Promoters should absorb losses if companies fail: RBI Governor

There is a need for international system to come together to fix market volatility anywhere in the world

January 17, 2015 07:27 pm | Updated 10:43 pm IST - MUMBAI:

Reserve Bank of India Governor Raghuram Rajan. File Photo

Reserve Bank of India Governor Raghuram Rajan. File Photo

Reserve Bank of India (RBI) Governor Raghuram Rajan said that one of his focuses in the last few months was to force the promoters of large companies to absorb losses if their companies failed.

“One of our attempts here is to make sure that the system is even-handed, that the large guy also repays, or if he or she cannot repay, the debt holders have strong recovery rights. Now that’s work in progress. But it is extremely important to make the system legitimate,” said Dr. Rajan in an interview with New York Times , which was published on Friday.

One of the worries about capitalism, according to him, is ‘heads the capitalist wins, and tails the system loses, but the capitalist is O.K. all the time.’

“To get a proper capitalist — or free enterprise system in this country, we certainly need people to have the ability to take risk. But if they do take the risk, they should pay the costs of taking that risk, rather than benefit when that risk pays off, but shove the cost on somebody else when it doesn’t.”

The RBI Governor said that this had been one of his big focuses of the last few months:

“How do we get the big promoter to absorb the losses and not shove it onto the banks? And how do we make sure that the system works for everybody in the same way?”

Market volatility

Further Dr. Rajan said that there is a need for international system to come together to fix market volatility anywhere in the world.

“There is a need for the international system to come together to fix it (market volatility). You know, I was hoping we would put in place a system anticipating crisis, but if it is post-crisis, at least making sure we can pick up the pieces reasonably efficiently.”

On his worry that central banks have gone too far in cushioning shocks in economies and financial markets, Dr. Rajan said that some market participants were extremely worried about the extent of volatility that can emerge in markets in a very short run, ‘one example being oil prices.’

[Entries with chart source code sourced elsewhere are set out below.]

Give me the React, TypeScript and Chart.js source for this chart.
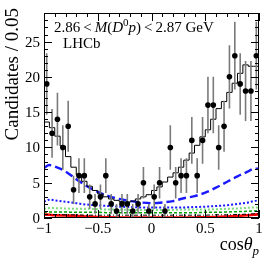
import React, { useEffect, useRef } from "react";
import { Chart, registerables } from "chart.js";
Chart.register(...registerables);

// ---------- data ----------
const binLow = -1;
const binWidth = 0.05;
const counts = [19, 12, 14, 10, 13, 4, 6, 6, 3, 2, 3, 6, 2, 1, 2, 2, 1, 2, 5, 1, 3, 5, 1, 10, 5, 6, 6, 11, 6, 11, 16, 16, 10, 13, 20, 23, 19, 18, 18, 23];
const errors = [4.36, 3.46, 3.74, 3.16, 3.61, 2, 2.45, 2.45, 1.73, 1.41, 1.73, 2.45, 1.41, 1, 1.41, 1.41, 1, 1.41, 2.24, 1, 1.73, 2.24, 1, 3.16, 2.24, 2.45, 2.45, 3.32, 2.45, 3.32, 4, 4, 3.16, 3.61, 4.47, 4.8, 4.36, 4.24, 4.24, 4.8];
const fitTotal = [14, 13.6, 12.8, 11.6, 10.2, 8.7, 7.2, 6.1, 5.2, 4.5, 3.9, 3.4, 3.0, 2.7, 2.5, 2.3, 2.2, 2.4, 2.7, 3.0, 3.3, 3.9, 4.4, 5.1, 5.8, 6.4, 7.2, 8.2, 9.2, 10.3, 11.5, 12.5, 14, 15.5, 16.5, 17.8, 19.1, 20.5, 21.7, 21.5];

const curveX = [-1, -0.95, -0.9, -0.8, -0.7, -0.6, -0.5, -0.4, -0.3, -0.2, -0.1, 0, 0.1, 0.2, 0.3, 0.4, 0.5, 0.6, 0.7, 0.8, 0.9, 0.95, 1];
const blueDashed = [7.1, 7.5, 7.3, 6.6, 5.5, 4.5, 3.7, 3.1, 2.7, 2.4, 2.2, 2.1, 2.2, 2.4, 2.8, 3.1, 3.6, 4.3, 5.1, 5.9, 6.6, 7.0, 7.0];
const blueDotted = [2.3, 2.6, 2.5, 2.3, 2.1, 1.9, 1.8, 1.7, 1.6, 1.55, 1.5, 1.5, 1.5, 1.5, 1.5, 1.55, 1.6, 1.7, 1.8, 2.0, 2.2, 2.4, 2.5];
const greenDotted = [1.3, 1.4, 1.4, 1.35, 1.3, 1.3, 1.25, 1.2, 1.2, 1.15, 1.15, 1.15, 1.15, 1.15, 1.2, 1.2, 1.2, 1.25, 1.3, 1.35, 1.45, 1.5, 1.5];
const greenDashed = [0.8, 0.85, 0.85, 0.85, 0.8, 0.8, 0.8, 0.75, 0.75, 0.75, 0.75, 0.75, 0.75, 0.75, 0.75, 0.75, 0.8, 0.8, 0.85, 0.9, 0.95, 1.0, 1.05];
const blackDashDot = [0.5, 0.5, 0.5, 0.45, 0.45, 0.4, 0.4, 0.4, 0.4, 0.4, 0.4, 0.4, 0.4, 0.4, 0.4, 0.4, 0.4, 0.45, 0.45, 0.5, 0.55, 0.6, 0.6];
const redSolid = [0.5, 0.45, 0.4, 0.35, 0.3, 0.22, 0.15, 0.1, 0.07, 0.05, 0.05, 0.05, 0.05, 0.05, 0.06, 0.08, 0.1, 0.15, 0.2, 0.28, 0.38, 0.45, 0.55];

const yTickValues = [0, 5, 10, 15, 20, 25];
const yTickLabels = ["0", "5", "10", "15", "20", "25"];
const xTickValues = [-1, -0.5, 0, 0.5, 1];
const xTickLabels = ["\u22121", "\u22120.5", "0", "0.5", "1"];
const yMax = 29.05;

// ---------- helpers ----------
const FONT = '"Liberation Serif", "DejaVu Serif", serif';

type Part = { t: string; italic?: boolean; sup?: boolean; sub?: boolean };

function drawRich(ctx: CanvasRenderingContext2D, parts: Part[], x: number, y: number, size: number, align: "left" | "right") {
  const fontFor = (p: Part) => `${p.italic ? "italic " : ""}${p.sup || p.sub ? Math.round(size * 0.7) : size}px ${FONT}`;
  let total = 0;
  for (const p of parts) {
    ctx.font = fontFor(p);
    total += ctx.measureText(p.t).width;
  }
  let cx = align === "right" ? x - total : x;
  ctx.textAlign = "left";
  ctx.textBaseline = "alphabetic";
  for (const p of parts) {
    ctx.font = fontFor(p);
    const dy = p.sup ? -size * 0.38 : p.sub ? size * 0.28 : 0;
    ctx.fillText(p.t, cx, y + dy);
    cx += ctx.measureText(p.t).width;
  }
}

const framePlugin = {
  id: "frameTicks",
  afterDraw(chart: any) {
    const { ctx, chartArea: a, scales } = chart;
    const xs = scales.x;
    const ys = scales.y;
    ctx.save();
    ctx.strokeStyle = "#000";
    ctx.fillStyle = "#000";
    ctx.lineWidth = 1;
    ctx.strokeRect(a.left + 0.5, a.top + 0.5, a.right - a.left - 1, a.bottom - a.top - 1);
    ctx.beginPath();
    for (let i = 0; i <= 29; i++) {
      const py = Math.round(ys.getPixelForValue(i)) + 0.5;
      const len = i % 5 === 0 ? 8 : 4;
      ctx.moveTo(a.left, py);
      ctx.lineTo(a.left + len, py);
      ctx.moveTo(a.right, py);
      ctx.lineTo(a.right - len, py);
    }
    for (let i = 0; i <= 20; i++) {
      const v = -1 + i * 0.1;
      const px = Math.round(xs.getPixelForValue(v)) + 0.5;
      const len = i % 5 === 0 ? 8 : 4;
      ctx.moveTo(px, a.bottom);
      ctx.lineTo(px, a.bottom - len);
      ctx.moveTo(px, a.top);
      ctx.lineTo(px, a.top + len);
    }
    ctx.stroke();

    // tick labels
    ctx.font = `15px ${FONT}`;
    ctx.textAlign = "right";
    ctx.textBaseline = "middle";
    yTickLabels.forEach((lab, i) => {
      ctx.fillText(lab, a.left - 4, ys.getPixelForValue(yTickValues[i]) + 1);
    });
    ctx.textAlign = "center";
    ctx.textBaseline = "top";
    xTickLabels.forEach((lab, i) => {
      ctx.fillText(lab, xs.getPixelForValue(xTickValues[i]), a.bottom + 4);
    });

    // y title
    ctx.save();
    ctx.translate(13, 8);
    ctx.rotate(-Math.PI / 2);
    ctx.font = `19px ${FONT}`;
    ctx.textAlign = "right";
    ctx.textBaseline = "middle";
    ctx.fillText("Candidates / 0.05", 0, 0);
    ctx.restore();

    // x title
    drawRich(ctx, [{ t: "cos" }, { t: "θ", italic: true }, { t: "p", italic: true, sub: true }], a.right, 250, 18, "right");

    // labels
    drawRich(
      ctx,
      [
        { t: "2.86\u2009<\u2009" },
        { t: "M", italic: true },
        { t: "(" },
        { t: "D", italic: true },
        { t: "0", sup: true },
        { t: "p", italic: true },
        { t: ")\u2009<\u20092.87 GeV" },
      ],
      a.left + 10,
      32,
      15,
      "left"
    );
    ctx.font = `15px ${FONT}`;
    ctx.textAlign = "left";
    ctx.textBaseline = "alphabetic";
    ctx.fillText("LHCb", a.left + 19, 48);
    ctx.restore();
  },
};

const errorBarPlugin = {
  id: "errBars",
  beforeDatasetDraw(chart: any, args: any) {
    if (args.index !== 0) return;
    const { ctx, scales, chartArea: a } = chart;
    ctx.save();
    ctx.beginPath();
    ctx.rect(a.left, a.top, a.right - a.left, a.bottom - a.top);
    ctx.clip();
    ctx.strokeStyle = "#7a7a7a";
    ctx.lineWidth = 1.6;
    ctx.beginPath();
    counts.forEach((c, k) => {
      const cx = binLow + binWidth * (k + 0.5);
      const px = scales.x.getPixelForValue(cx);
      ctx.moveTo(px, scales.y.getPixelForValue(c - errors[k]));
      ctx.lineTo(px, scales.y.getPixelForValue(c + errors[k]));
    });
    ctx.stroke();
    ctx.restore();
  },
};

function curve(values: number[], color: string, width: number, dash: number[]) {
  return {
    type: "line" as const,
    data: curveX.map((x, i) => ({ x, y: values[i] })),
    borderColor: color,
    borderWidth: width,
    borderDash: dash,
    pointRadius: 0,
    fill: false,
    cubicInterpolationMode: "monotone" as const,
  };
}

export default function App() {
  const ref = useRef<HTMLCanvasElement>(null);
  useEffect(() => {
    if (!ref.current) return;
    const points = counts.map((c, k) => ({ x: binLow + binWidth * (k + 0.5), y: c }));
    const histo = fitTotal.map((v, k) => ({ x: binLow + binWidth * k, y: v }));
    histo.push({ x: binLow + binWidth * fitTotal.length, y: fitTotal[fitTotal.length - 1] });
    const chart = new Chart(ref.current, {
      type: "scatter",
      data: {
        datasets: [
          {
            type: "scatter",
            data: points,
            pointRadius: 2.8,
            pointBackgroundColor: "#000",
            pointBorderColor: "#000",
            pointBorderWidth: 0,
          } as any,
          {
            type: "line",
            data: histo,
            borderColor: "#000",
            borderWidth: 1,
            stepped: "after",
            pointRadius: 0,
            fill: false,
          } as any,
          curve(blueDashed, "#1a1aff", 2.4, [8, 4]),
          curve(blueDotted, "#1a1aff", 2, [2, 2]),
          curve(greenDotted, "#7ddc7d", 2, [2, 2]),
          curve(greenDashed, "#00a000", 1.5, [3, 2]),
          curve(blackDashDot, "#000", 1, [4, 2, 1, 2]),
          curve(redSolid, "#ff0000", 2.6, []),
        ],
      },
      options: {
        animation: false,
        responsive: false,
        layout: { padding: { left: 44, right: 15, top: 13, bottom: 42 } },
        plugins: { legend: { display: false }, tooltip: { enabled: false } },
        scales: {
          x: { type: "linear", min: -1, max: 1, display: false },
          y: { type: "linear", min: 0, max: yMax, display: false },
        },
      },
      plugins: [errorBarPlugin, framePlugin],
    });
    return () => chart.destroy();
  }, []);
  return (
    <div style={{ position: "absolute", left: 0, top: 0, width: 274, height: 260, background: "#fff" }}>
      <canvas ref={ref} width={274} height={260} style={{ display: "block" }} />
    </div>
  );
}
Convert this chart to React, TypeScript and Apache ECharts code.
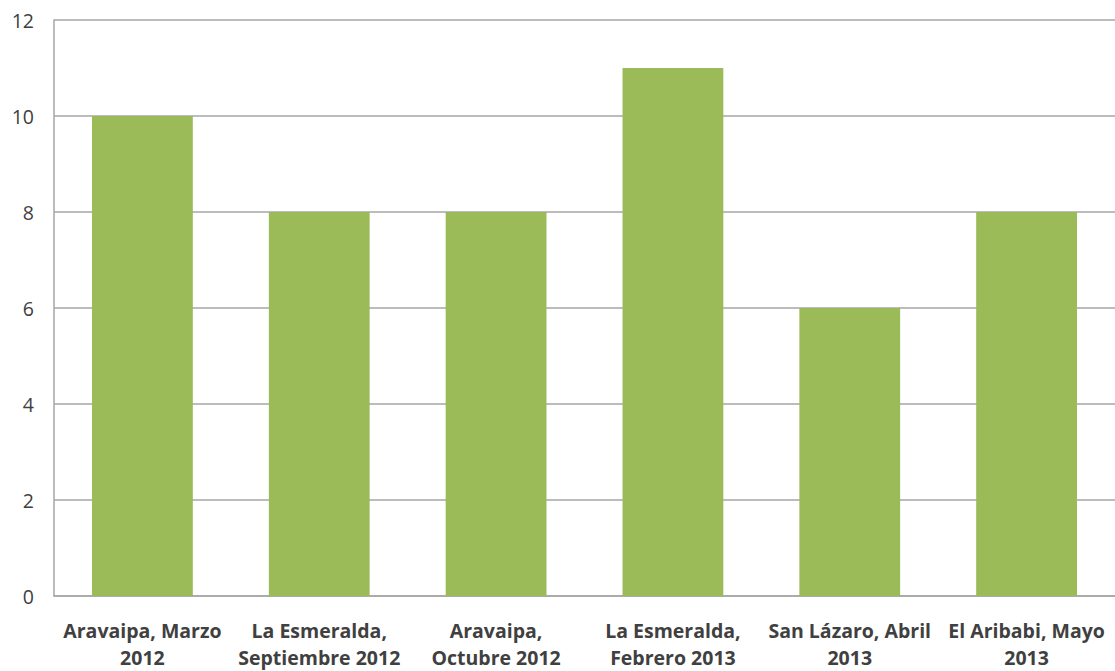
import React, { useEffect, useRef } from "react";
import * as echarts from "echarts";

const categories = [
  "Aravaipa, Marzo\n2012",
  "La Esmeralda,\nSeptiembre 2012",
  "Aravaipa,\nOctubre 2012",
  "La Esmeralda,\nFebrero 2013",
  "San Lázaro, Abril\n2013",
  "El Aribabi, Mayo\n2013",
];
const values = [10, 8, 8, 11, 6, 8];

export default function App() {
  const ref = useRef<HTMLDivElement>(null);
  useEffect(() => {
    if (!ref.current) return;
    const chart = echarts.init(ref.current, null, { renderer: "svg" });
    chart.setOption({
      animation: false,
      backgroundColor: "#ffffff",
      grid: { left: 54, top: 20, width: 1062, height: 579, containLabel: false },
      xAxis: {
        type: "category",
        data: categories,
        axisLine: { show: true, lineStyle: { color: "#a6a6a6", width: 1.5 } },
        axisTick: { show: false },
        axisLabel: {
          interval: 0,
          color: "#404040",
          fontFamily: "Open Sans",
          fontWeight: "bold",
          fontSize: 19.5,
          lineHeight: 27,
          margin: 21,
        },
      },
      yAxis: {
        type: "value",
        min: 0,
        max: 12,
        interval: 2,
        axisLine: { show: true, lineStyle: { color: "#a6a6a6", width: 1.5 } },
        axisTick: { show: false },
        splitLine: { show: true, lineStyle: { color: "#a6a6a6", width: 1.5 } },
        axisLabel: {
          color: "#404040",
          fontFamily: "Open Sans",
          fontSize: 19.5,
          margin: 20,
        },
      },
      series: [
        {
          type: "bar",
          data: values,
          barCategoryGap: "43%",
          itemStyle: { color: "#9bbb59" },
        },
      ],
    });
    return () => chart.dispose();
  }, []);
  return (
    <div
      ref={ref}
      style={{ position: "absolute", left: 0, top: 0, width: 1115, height: 671 }}
    />
  );
}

“This is a very deep market. And overnight, virtually overnight, maybe in a span of a month or two, it has gone from $100 a barrel to $50. …… Was $100 too high? Is $45 too low? Or is there such a range of possibilities? And then if you think, this asset can move so much, (and of course the dollar has moved) - could we see enormous volatility in asset prices going forward?”

“That is a concern, and it is a concern I have been expressing for some time. That is, have central banks suppressed volatility through these policies,” he added.

Effectively, he said, every time prices move considerably, some central bank or the other provides fresh liquidity. “We essentially offer a put option to the markets…..Now it’s the universal central bank put. Have we, he asked, in an attempt to banish volatility ……..created the danger of much more volatility.”

Bond-buying programme

For greater coordination by central banks and restraint in quantitative easing (QE) – large bond-buying programmes by central banks in industrialised countries that are seeking to rekindle economic growth even as interest rates and inflation approach zero, Dr. Rajan said “my sense is that industrial countries are looking inwards so much that expecting international cooperation for anything other than the crisis of the day is probably wishful thinking.”

In fact, he said many people have come around to the point that additional QE is largely about exchange rates … than really energising a lot of domestic activity. “I think that is now a much more widely held view.”